Blog post written by Arctic 2018 alum Enooyaq Sudlovenick.
I wasn’t sure what to expect going into the Arctic Circle Assembly conference. Was it going to be more policy focused? Were there going to be any science sessions? Will there be student events? I had been to conferences before, but all of them science focused, so I wasn’t sure what to expect, and honestly I was worried I was going to be sitting through a lot of thick material. But I was wrong. Our delegation team sat down together at the opening remarks. It was a big room, lit with blue lights that made it feel like we were sitting in an iceberg. We were greeted by the founder of the ACA, Olafur Ragnar Grimsson, the former president of Iceland, followed by the current president of Iceland, Katrin Jakobstodittir, then surprisingly enough the Minister of Foreign affairs of Japan, Taro Kono, but that’s another story. These big plenaries sat all of us invested in the Arctic into one room.

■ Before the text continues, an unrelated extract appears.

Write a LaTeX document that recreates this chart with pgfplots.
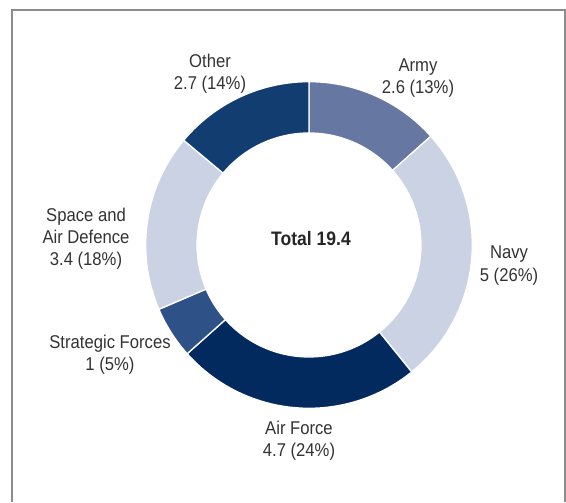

Big plenaries were interesting to listen to, but the topical sessions allowed for more intimate conservations. There were several sessions that really put the big decision makers and past presidents in the same room as the Sami or Inuit person concerned for their livelihood and the future of their communities. One such session was on Sunday, called “Charting the Arctic-global Indigenous dialogue: Indigenous guardianship and self-governance; ecosystems and thriving communities”. Although the premise behind holding this open consultative meetings was a bit confusing, there was a major point that I took away from the session.
There was a man there from Micronesia, he had been working with a company called Nia Tero to give voice to their Indigenous peoples. The company had been helping this man and the islands he called home in empowering and supporting them to building self-governance. It’s hard to imagine why this man from the Pacific islands, which was across the world, was here in Iceland at a conference about the Arctic Circle. We all listened with interest as he explained his reason for being here.
His people had been struggling with bad working conditions and colonial systems that continue to oppress many people, including his. Somehow, he had heard of the Inuit living in the Arctic, and their success in self-governance. He heard that these Inuit successfully are given a seat in their country, and allowed a voice to manage their own resources, and even self govern, such as the cases in Labrador, Nunavik, Greenland, and Nunavut. He took this success as a boost of hope and reached out to people that could help in the process for self-governance in his home. He was there at the ACA to say he has been successful in working towards self-governance and making a changes for the better in his home islands, and all because he was inspired by the work of the Indigenous peoples of the Arctic.
This message was a breath of fresh air. Right there in front of us was someone who had benefited in our fight for self-governance in the Arctic. When we are busy with our heads down, working tirelessly to try and create positive changes in our communities, it is very hard to see any progress or speck of improvement. It can be exhaustive in mind, body, and especially emotions to fight a battle in a system that’s designed against your values, language, peoples, and way of life. This man provided a glance of the Arctic and its peoples from the outside, through the eyes of another Indigenous person who is just starting to see that it is possible to improve things for them, and there was proof! In the success of the Inuit people in the Arctic.
This glance from new eyes allowed me to take a step back and realize that we have indeed gone far together. We have made progress and it’s okay to celebrate these successes, even as we prepare for the next hurdle of challenges ahead of us.